Unraveling cool-flame chemistry in tetrahydropyran oxidation: SVUV-PEPICO spectroscopy and computational insights into oxygenated heterocycle-dependent reactivity

Cyclic ethers, such as tetrahydropyran (THP), are promising biofuels derived from lignocellulosic-biomass and serve as key intermediates in the oxidation of both biofuels and fossil fuels, yet their low-temperatures oxidation mechanism—particularly the role of heterocycle conformation in chain-branching pathways—remains poorly understood. In this study, we employed synchrotron-based vacuum ultraviolet photoelectron photoion coincidence (SVUV-PEPICO) spectroscopy to investigate THP oxidation in a jet-stirred reactor (JSR). The unique sensitivity technique to molecular structure enabled the discrimination of isomers, specifically keto-hydroperoxides (KHPs) and alkenal-hydroperoxides (AnHPs), revealing how ring conformation influences the reactivity.
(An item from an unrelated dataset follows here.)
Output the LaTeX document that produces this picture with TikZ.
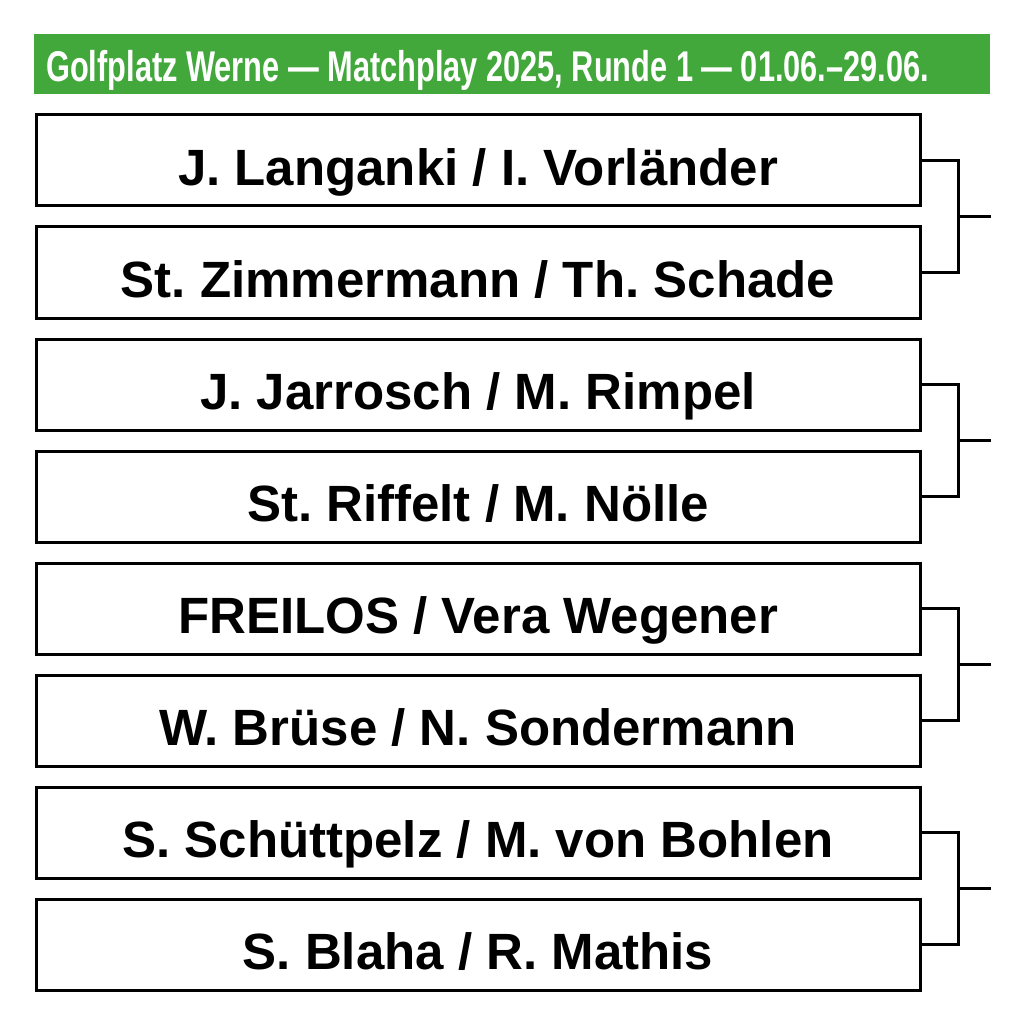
\documentclass[tikz,border=0pt]{standalone}
\usepackage{fontspec}
\usetikzlibrary{calc}
\setmainfont{Liberation Sans}
\newfontfamily\headfont[FakeStretch=0.715]{Liberation Sans}
\definecolor{golfgreen}{HTML}{42A83C}
\frenchspacing
\begin{document}
\begin{tikzpicture}[x=1pt,y=-1pt,
  namebox/.style={draw=black,line width=3pt,minimum width=884pt,minimum height=91pt,inner sep=0pt},
  nametext/.style={anchor=base,font=\fontsize{51}{53}\selectfont\bfseries},
  bracket/.style={draw=black,line width=3pt}]
\useasboundingbox (0,0) rectangle (1024,1024);
\node[fill=golfgreen,minimum width=956pt,minimum height=60pt,inner sep=0pt,anchor=north west] (head) at (34,34) {};
\node[anchor=base west,text=white,inner sep=0pt,font=\headfont\fontsize{43}{45}\selectfont\bfseries] (htext) at (46,82) {Golfplatz Werne — Matchplay 2025, Runde 1 — 01.06.–29.06.};
\foreach \i/\t in {1/{J. Langanki / I. Vorländer},2/{St. Zimmermann / Th. Schade},3/{J. Jarrosch / M. Rimpel},4/{St. Riffelt / M. Nölle},5/{FREILOS / Vera Wegener},6/{W. Brüse / N. Sondermann},7/{S. Schüttpelz / M. von Bohlen},8/{S. Blaha / R. Mathis}}{
  \pgfmathsetmacro{\cy}{160.5+112*(\i-1)}
  \node[namebox] (b\i) at (478,\cy) {};
  \node[nametext] (t\i) at (478,\cy+25) {\t};
}
\foreach \a/\b/\k in {1/2/1,3/4/2,5/6/3,7/8/4}{
  \draw[bracket] (b\a.east) -- ++(37,0) |- (b\b.east);
  \coordinate (m\k) at ($(b\a.east)!0.5!(b\b.east)+(37,0)$);
  \coordinate (o\k) at ($(m\k)+(32,0)$);
  \draw[bracket] (m\k) -- (o\k);
}
\end{tikzpicture}
\end{document}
Beyond isomer identification, we detected AnHP-derived decomposition products (e.g., dialdehydes and enals), linking their formation to heterocycle-specific chain-branching pathways. Quantitative analysis of hydroperoxide speciation, based on mass-selected threshold photoelectron spectroscopy (TPES) and total ion yield (TIY) measurements, provided experimental constraints for kinetic modeling. An updated THP oxidation mechanism was constructed to accurately reproduce both our experimental data and prior literature results, resolving discrepancies in predicted intermediate mole fractions. By combining isomer-resolved spectroscopy with kinetic modeling, this work advances the understanding of how heterocycle ring conformation governs low-temperature reactivity, a critical factor in biofuel combustion efficiency and cool-flame chemistry.